In the logs, I could see it continously logs the error “Exception in monitor thread - Command failed with error 91 - The server is in Quiesce mode and will shutdown” for around 1000 times during this period (~30 sec). And after that it automatically connects back with the log - “Monitor thread successfully connected”.

My Query is:

How to avoid logging these many redundant exception from our app as it’s difficult to monitor the useful logs
Why the app tries to connect so frequently, is there any way to increase the retry attempt time so that it improves the logging
In the error it says “Command failed”, what exactly the command is which it tries to execute during the greenzone so frequently(~30/sec). It’s not coming from our App as we don’t have any health check monitor in built.
Does this failure counts comes under Login failure attempt?
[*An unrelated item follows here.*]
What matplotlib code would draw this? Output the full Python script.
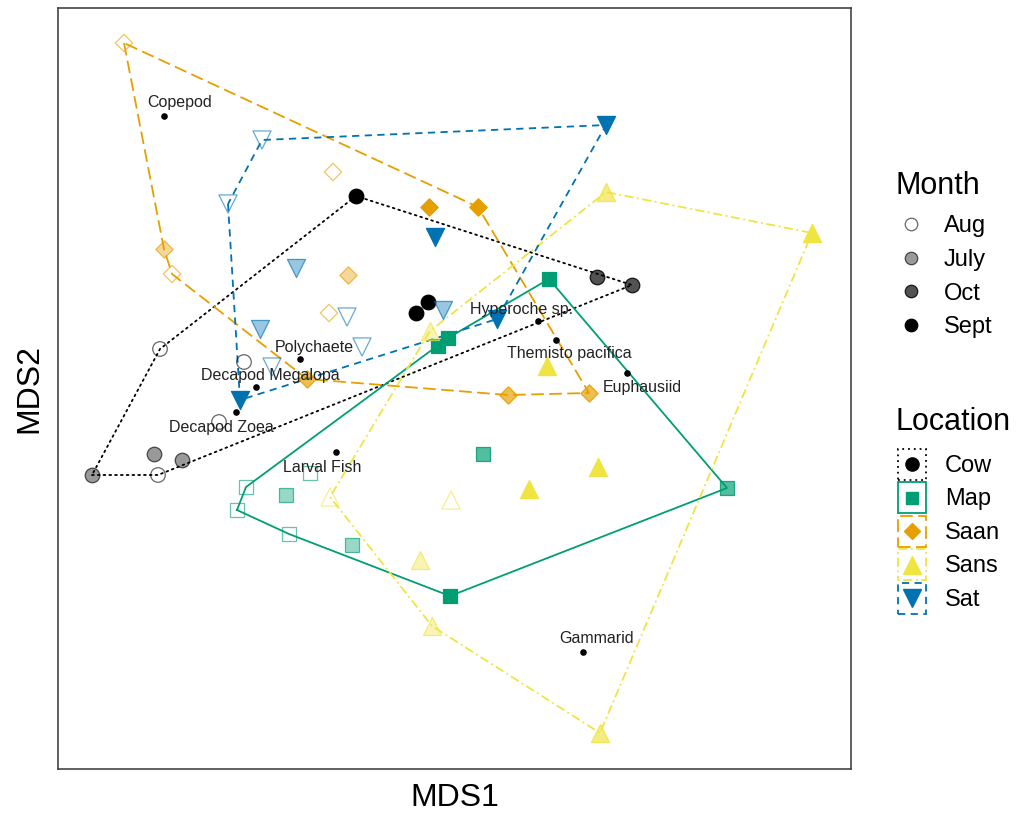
import numpy as np
import matplotlib
matplotlib.use('Agg')
import matplotlib.pyplot as plt
from matplotlib.lines import Line2D
from matplotlib.patches import Rectangle, Patch
from matplotlib.legend_handler import HandlerBase
from matplotlib.colors import to_rgba

plt.rcParams['font.family'] = ['Liberation Sans', 'DejaVu Sans']

# ---------------- data ----------------
locations = ['Cow', 'Map', 'Saan', 'Sans', 'Sat']
months = ['Aug', 'July', 'Oct', 'Sept']

cow_mds1 = [-0.235, -0.085, -0.055, 0.3675, 0.455, -0.895, -0.74, -0.67, -0.725, -0.73, -0.515, -0.5775]
cow_mds2 = [0.585, 0.2925, 0.32, 0.3825, 0.3625, -0.1125, -0.06, -0.075, 0.2025, -0.1125, 0.17, 0.02]
cow_month = ['Sept', 'Sept', 'Sept', 'Oct', 'Oct', 'July', 'July', 'July', 'Aug', 'Aug', 'Aug', 'Aug']

map_mds1 = [0.2475, -0.03, -0.005, 0.0, 0.0825, 0.6925, -0.41, -0.245, -0.51, -0.5325, -0.4025, -0.35]
map_mds2 = [0.3775, 0.21, 0.23, -0.415, -0.06, -0.145, -0.1625, -0.2875, -0.1425, -0.2, -0.26, -0.1075]
map_month = ['Sept', 'Sept', 'Sept', 'Sept', 'Oct', 'Oct', 'July', 'July', 'Aug', 'Aug', 'Aug', 'Aug']

saan_mds1 = [-0.0525, 0.07, 0.145, 0.3475, -0.3575, -0.715, -0.255, -0.815, -0.695, -0.2925, -0.3025]
saan_mds2 = [0.5575, 0.5575, 0.0875, 0.0925, 0.1275, 0.4525, 0.3875, 0.9675, 0.39, 0.645, 0.2925]
saan_month = ['Sept', 'Sept', 'Oct', 'Oct', 'Oct', 'July', 'July', 'Aug', 'Aug', 'Aug', 'Aug']

sans_mds1 = [0.905, 0.2425, 0.1975, 0.37, 0.39, 0.375, -0.075, -0.045, -0.05, 0.0025, -0.3]
sans_mds2 = [0.4925, 0.16, -0.1475, -0.0925, 0.595, -0.7575, -0.325, -0.49, 0.2475, -0.175, -0.1675]
sans_month = ['Sept', 'Sept', 'Sept', 'Sept', 'Oct', 'Oct', 'July', 'July', 'July', 'Aug', 'Aug']

sat_mds1 = [0.39, -0.0375, 0.1175, -0.525, -0.385, -0.475, -0.0175, -0.47, -0.555, -0.2575, -0.22, -0.445]
sat_mds2 = [0.7625, 0.4825, 0.2775, 0.075, 0.405, 0.2525, 0.3, 0.725, 0.565, 0.2825, 0.2075, 0.1575]
sat_month = ['Sept', 'Sept', 'Sept', 'Sept', 'July', 'July', 'July', 'Aug', 'Aug', 'Aug', 'Aug', 'Aug']

species = ['Copepod', 'Polychaete', 'Decapod Megalopa', 'Decapod Zoea', 'Larval Fish',
           'Hyperoche sp.', 'Themisto pacifica', 'Euphausiid', 'Gammarid']
species_mds1 = [-0.715, -0.375, -0.485, -0.535, -0.285, 0.22, 0.265, 0.4425, 0.3325]
species_mds2 = [0.785, 0.1775, 0.1075, 0.045, -0.055, 0.2725, 0.225, 0.1425, -0.555]

# ---------------- styles ----------------
loc_data = {
    'Cow': (cow_mds1, cow_mds2, cow_month),
    'Map': (map_mds1, map_mds2, map_month),
    'Saan': (saan_mds1, saan_mds2, saan_month),
    'Sans': (sans_mds1, sans_mds2, sans_month),
    'Sat': (sat_mds1, sat_mds2, sat_month),
}
loc_color = {'Cow': '#000000', 'Map': '#009E73', 'Saan': '#E69F00', 'Sans': '#F0E442', 'Sat': '#0072B2'}
loc_marker = {'Cow': 'o', 'Map': 's', 'Saan': 'D', 'Sans': '^', 'Sat': 'v'}
loc_size = {'Cow': 110, 'Map': 95, 'Saan': 78, 'Sans': 170, 'Sat': 170}
loc_ls = {'Cow': (0, (1, 2.2)), 'Map': '-', 'Saan': (0, (7, 3)), 'Sans': (0, (1, 2, 5, 2)), 'Sat': (0, (4, 3))}
month_alpha = {'Aug': 0.0, 'July': 0.4, 'Oct': 0.68, 'Sept': 1.0}
month_edge_alpha = {'Aug': 0.6, 'July': 0.65, 'Oct': 0.85, 'Sept': 1.0}

label_offsets = [(11.5, 9.4), (10, 8.6), (10, 8.6), (-10.8, -11.5), (-10, -11.5),
                 (-11.5, 8.6), (9.4, -10), (10.8, -10.8), (10, 10)]


def convex_hull(pts):
    pts = sorted(set(pts))
    if len(pts) <= 2:
        return pts

    def cross(o, a, b):
        return (a[0] - o[0]) * (b[1] - o[1]) - (a[1] - o[1]) * (b[0] - o[0])
    lower, upper = [], []
    for p in pts:
        while len(lower) >= 2 and cross(lower[-2], lower[-1], p) <= 0:
            lower.pop()
        lower.append(p)
    for p in reversed(pts):
        while len(upper) >= 2 and cross(upper[-2], upper[-1], p) <= 0:
            upper.pop()
        upper.append(p)
    return lower[:-1] + upper[:-1]


fig = plt.figure(figsize=(10.16, 8.17), dpi=100)
ax = fig.add_axes([58 / 1016, 1 - 769 / 817, (851 - 58) / 1016, (769 - 8) / 817])

# hulls
for loc in locations:
    x, y, m = loc_data[loc]
    hull = convex_hull(list(zip(x, y)))
    hx = [p[0] for p in hull] + [hull[0][0]]
    hy = [p[1] for p in hull] + [hull[0][1]]
    ax.plot(hx, hy, color=loc_color[loc], linestyle=loc_ls[loc], lw=1.3, zorder=2,
            dash_capstyle='round' if loc == 'Cow' else 'butt')

# points
for loc in locations:
    x, y, m = loc_data[loc]
    x = np.array(x); y = np.array(y); m = np.array(m)
    for mo in months:
        sel = m == mo
        if not sel.any():
            continue
        fc = to_rgba(loc_color[loc], month_alpha[mo]) if mo != 'Aug' else 'none'
        ec = to_rgba(loc_color[loc], month_edge_alpha[mo])
        ax.scatter(x[sel], y[sel], s=loc_size[loc], marker=loc_marker[loc],
                   facecolors=fc, edgecolors=ec, linewidths=0.9, zorder=3)

# species
ax.scatter(species_mds1, species_mds2, s=14, color='black', zorder=4)
for name, sx, sy, off in zip(species, species_mds1, species_mds2, label_offsets):
    ax.annotate(name, (sx, sy), xytext=off, textcoords='offset points',
                ha='center', va='center', fontsize=11.5, color='#222222', zorder=5)

ax.set_xlim(-0.98, 1.0025)
ax.set_ylim(-0.8475, 1.055)
ax.set_xticks([]); ax.set_yticks([])
for sp in ax.spines.values():
    sp.set_color('#444444'); sp.set_linewidth(1.2)
ax.set_xlabel('MDS1', fontsize=23, labelpad=10)
ax.set_ylabel('MDS2', fontsize=23, labelpad=10)

# ---------------- legends ----------------
LEG_FS = 17
fig.text(895 / 1016, 1 - 194 / 817, 'Month', fontsize=22, ha='left', va='baseline')
fig.text(895 / 1016, 1 - 430 / 817, 'Location', fontsize=22, ha='left', va='baseline')

month_handles = []
for mo in months:
    fc = (0, 0, 0, month_alpha[mo]) if mo != 'Aug' else 'white'
    ec = (0, 0, 0, month_edge_alpha[mo])
    month_handles.append(Line2D([], [], ls='', marker='o', markersize=9,
                                markerfacecolor=fc, markeredgecolor=ec, markeredgewidth=0.9))
leg1 = fig.legend(month_handles, months, loc='upper left', bbox_to_anchor=(897 / 1016, 1 - 215 / 817),
                  frameon=False, fontsize=LEG_FS,
                  handlelength=1.19, handletextpad=0.8, labelspacing=0.5, borderpad=0,
                  borderaxespad=0)


class HullHandler(HandlerBase):
    def __init__(self, loc):
        super().__init__()
        self.loc = loc

    def create_artists(self, legend, orig_handle, xdescent, ydescent, width, height, fontsize, trans):
        loc = self.loc
        rect = Rectangle((-xdescent, -ydescent), width, height, fill=False,
                         edgecolor=loc_color[loc], linestyle=loc_ls[loc], lw=1.3, transform=trans)
        ms = {'Cow': 9.5, 'Map': 8, 'Saan': 8.5, 'Sans': 13, 'Sat': 13}[loc]
        mk = Line2D([width / 2 - xdescent], [height / 2 - ydescent], ls='', marker=loc_marker[loc],
                    markersize=ms, color=loc_color[loc], transform=trans)
        return [rect, mk]


loc_handles = [Patch() for _ in locations]
hmap = {h: HullHandler(l) for h, l in zip(loc_handles, locations)}
leg2 = fig.legend(loc_handles, locations, handler_map=hmap, loc='upper left',
                  bbox_to_anchor=(898 / 1016, 1 - 448.5 / 817), frameon=False,
                  fontsize=LEG_FS, handlelength=1.19, handleheight=1.643,
                  handletextpad=0.8, labelspacing=0.106, borderpad=0, borderaxespad=0)

fig.savefig('out.png', dpi=100)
Kobe_W · October 3, 2023, 3:51am

is the log your app’s or mongodb node’s?

is the node shutdown ? or only network is down for this node (and mongodb is still running)?

mongodb drivers and cluster nodes all have health check connections to other nodes (so that they know which node is down/up), not sure if the check messages you see come from those.

Deepak_Kumar18 · October 3, 2023, 12:31pm

We are connecting through Spring Data MongoDB and so we are checking logs in our Spring boot app which connects to the 3 nodes cluster (replicaset). We have written configuration class to connect the cluster like below:

MongoClient mongoClient = MongoClients.create(MongoClientSettings.builder() 
													.applyToClusterSettings(builder -> builder
															.requiredReplicaSetName(replicaSet)
															.hosts(Arrays.asList( 
																	new ServerAddress(maasReplicaSetHost1, port), 
																	new ServerAddress(maasReplicaSetHost2, port), 
																	new ServerAddress(maasReplicaSetHost3, port))))

This is a planned downtime happens everyday at same time. And whenever this happens we see this error. Not sure about N/W being down.

Kobe_W · October 3, 2023, 4:34pm

in that case, i’m guessing it’s the cluster monitoring thread (health check) in the driver code. You can check driver documentation and see if there’s any configuration to increase the check interval.